Requirement: Exclude the pictures and return every line exactly as written.
** Begin **
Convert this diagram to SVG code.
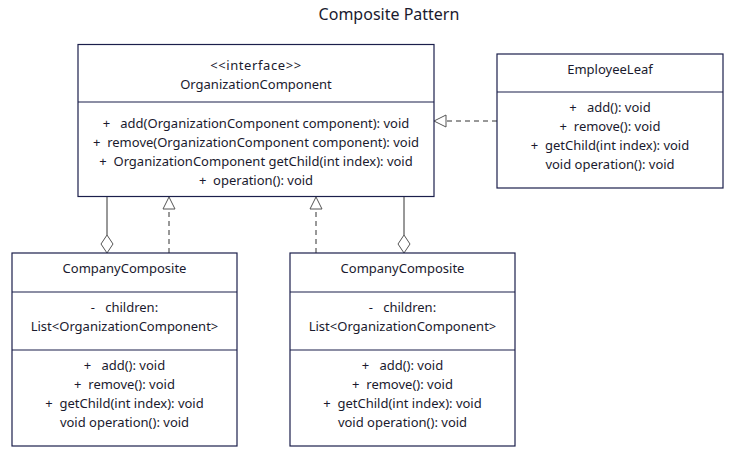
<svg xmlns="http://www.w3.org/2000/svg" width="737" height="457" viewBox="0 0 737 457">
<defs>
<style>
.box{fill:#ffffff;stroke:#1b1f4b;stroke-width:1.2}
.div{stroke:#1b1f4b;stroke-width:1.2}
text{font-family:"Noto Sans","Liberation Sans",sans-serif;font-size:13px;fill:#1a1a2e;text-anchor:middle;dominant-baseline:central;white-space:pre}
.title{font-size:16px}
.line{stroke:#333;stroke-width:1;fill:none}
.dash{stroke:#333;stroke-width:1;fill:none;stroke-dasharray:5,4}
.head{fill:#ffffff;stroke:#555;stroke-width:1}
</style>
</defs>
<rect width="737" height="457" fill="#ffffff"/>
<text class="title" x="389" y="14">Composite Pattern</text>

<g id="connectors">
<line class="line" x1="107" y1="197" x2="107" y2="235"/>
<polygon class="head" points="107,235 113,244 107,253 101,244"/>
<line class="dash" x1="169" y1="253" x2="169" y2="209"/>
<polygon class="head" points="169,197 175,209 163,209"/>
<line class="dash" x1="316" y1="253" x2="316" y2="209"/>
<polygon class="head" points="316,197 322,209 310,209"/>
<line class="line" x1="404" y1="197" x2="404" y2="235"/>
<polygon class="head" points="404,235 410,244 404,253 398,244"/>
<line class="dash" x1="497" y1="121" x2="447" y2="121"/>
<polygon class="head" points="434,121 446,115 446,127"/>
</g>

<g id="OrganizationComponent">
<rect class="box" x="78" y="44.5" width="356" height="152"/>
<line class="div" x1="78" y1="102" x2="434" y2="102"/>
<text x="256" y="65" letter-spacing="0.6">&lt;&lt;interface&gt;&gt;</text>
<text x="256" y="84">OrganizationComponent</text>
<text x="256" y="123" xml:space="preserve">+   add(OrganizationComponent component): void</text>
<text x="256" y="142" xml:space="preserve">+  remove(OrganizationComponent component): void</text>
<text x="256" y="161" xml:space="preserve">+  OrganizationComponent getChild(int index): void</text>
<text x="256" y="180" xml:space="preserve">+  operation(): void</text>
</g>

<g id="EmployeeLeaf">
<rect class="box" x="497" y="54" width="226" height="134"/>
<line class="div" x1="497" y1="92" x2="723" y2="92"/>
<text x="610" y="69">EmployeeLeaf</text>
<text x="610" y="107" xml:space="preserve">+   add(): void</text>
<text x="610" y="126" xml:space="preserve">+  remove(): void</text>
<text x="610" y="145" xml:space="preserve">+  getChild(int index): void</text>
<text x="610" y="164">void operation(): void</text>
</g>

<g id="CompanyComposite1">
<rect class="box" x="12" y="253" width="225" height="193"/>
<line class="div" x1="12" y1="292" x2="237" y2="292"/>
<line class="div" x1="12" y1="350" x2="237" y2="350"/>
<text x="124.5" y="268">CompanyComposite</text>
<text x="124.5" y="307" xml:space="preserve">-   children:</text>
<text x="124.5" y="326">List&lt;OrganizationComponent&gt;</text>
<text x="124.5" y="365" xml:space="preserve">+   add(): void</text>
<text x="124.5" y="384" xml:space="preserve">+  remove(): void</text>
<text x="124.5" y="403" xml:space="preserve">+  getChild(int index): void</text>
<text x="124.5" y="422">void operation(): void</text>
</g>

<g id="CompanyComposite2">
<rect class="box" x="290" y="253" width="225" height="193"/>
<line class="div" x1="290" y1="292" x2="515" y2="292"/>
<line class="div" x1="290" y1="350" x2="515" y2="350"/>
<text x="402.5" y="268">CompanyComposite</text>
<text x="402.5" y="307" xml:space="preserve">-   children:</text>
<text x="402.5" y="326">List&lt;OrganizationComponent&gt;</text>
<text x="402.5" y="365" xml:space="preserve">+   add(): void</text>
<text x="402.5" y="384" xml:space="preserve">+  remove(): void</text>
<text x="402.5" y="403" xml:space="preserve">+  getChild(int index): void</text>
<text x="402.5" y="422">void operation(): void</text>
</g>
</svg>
** End **
Problem solution:
Convert this diagram to SVG code.
<svg xmlns="http://www.w3.org/2000/svg" width="737" height="457" viewBox="0 0 737 457">
<defs>
<style>
.box{fill:#ffffff;stroke:#1b1f4b;stroke-width:1.2}
.div{stroke:#1b1f4b;stroke-width:1.2}
text{font-family:"Noto Sans","Liberation Sans",sans-serif;font-size:13px;fill:#1a1a2e;text-anchor:middle;dominant-baseline:central;white-space:pre}
.title{font-size:16px}
.line{stroke:#333;stroke-width:1;fill:none}
.dash{stroke:#333;stroke-width:1;fill:none;stroke-dasharray:5,4}
.head{fill:#ffffff;stroke:#555;stroke-width:1}
</style>
</defs>
<rect width="737" height="457" fill="#ffffff"/>
<text class="title" x="389" y="14">Composite Pattern</text>

<g id="connectors">
<line class="line" x1="107" y1="197" x2="107" y2="235"/>
<polygon class="head" points="107,235 113,244 107,253 101,244"/>
<line class="dash" x1="169" y1="253" x2="169" y2="209"/>
<polygon class="head" points="169,197 175,209 163,209"/>
<line class="dash" x1="316" y1="253" x2="316" y2="209"/>
<polygon class="head" points="316,197 322,209 310,209"/>
<line class="line" x1="404" y1="197" x2="404" y2="235"/>
<polygon class="head" points="404,235 410,244 404,253 398,244"/>
<line class="dash" x1="497" y1="121" x2="447" y2="121"/>
<polygon class="head" points="434,121 446,115 446,127"/>
</g>

<g id="OrganizationComponent">
<rect class="box" x="78" y="44.5" width="356" height="152"/>
<line class="div" x1="78" y1="102" x2="434" y2="102"/>
<text x="256" y="65" letter-spacing="0.6">&lt;&lt;interface&gt;&gt;</text>
<text x="256" y="84">OrganizationComponent</text>
<text x="256" y="123" xml:space="preserve">+   add(OrganizationComponent component): void</text>
<text x="256" y="142" xml:space="preserve">+  remove(OrganizationComponent component): void</text>
<text x="256" y="161" xml:space="preserve">+  OrganizationComponent getChild(int index): void</text>
<text x="256" y="180" xml:space="preserve">+  operation(): void</text>
</g>

<g id="EmployeeLeaf">
<rect class="box" x="497" y="54" width="226" height="134"/>
<line class="div" x1="497" y1="92" x2="723" y2="92"/>
<text x="610" y="69">EmployeeLeaf</text>
<text x="610" y="107" xml:space="preserve">+   add(): void</text>
<text x="610" y="126" xml:space="preserve">+  remove(): void</text>
<text x="610" y="145" xml:space="preserve">+  getChild(int index): void</text>
<text x="610" y="164">void operation(): void</text>
</g>

<g id="CompanyComposite1">
<rect class="box" x="12" y="253" width="225" height="193"/>
<line class="div" x1="12" y1="292" x2="237" y2="292"/>
<line class="div" x1="12" y1="350" x2="237" y2="350"/>
<text x="124.5" y="268">CompanyComposite</text>
<text x="124.5" y="307" xml:space="preserve">-   children:</text>
<text x="124.5" y="326">List&lt;OrganizationComponent&gt;</text>
<text x="124.5" y="365" xml:space="preserve">+   add(): void</text>
<text x="124.5" y="384" xml:space="preserve">+  remove(): void</text>
<text x="124.5" y="403" xml:space="preserve">+  getChild(int index): void</text>
<text x="124.5" y="422">void operation(): void</text>
</g>

<g id="CompanyComposite2">
<rect class="box" x="290" y="253" width="225" height="193"/>
<line class="div" x1="290" y1="292" x2="515" y2="292"/>
<line class="div" x1="290" y1="350" x2="515" y2="350"/>
<text x="402.5" y="268">CompanyComposite</text>
<text x="402.5" y="307" xml:space="preserve">-   children:</text>
<text x="402.5" y="326">List&lt;OrganizationComponent&gt;</text>
<text x="402.5" y="365" xml:space="preserve">+   add(): void</text>
<text x="402.5" y="384" xml:space="preserve">+  remove(): void</text>
<text x="402.5" y="403" xml:space="preserve">+  getChild(int index): void</text>
<text x="402.5" y="422">void operation(): void</text>
</g>
</svg>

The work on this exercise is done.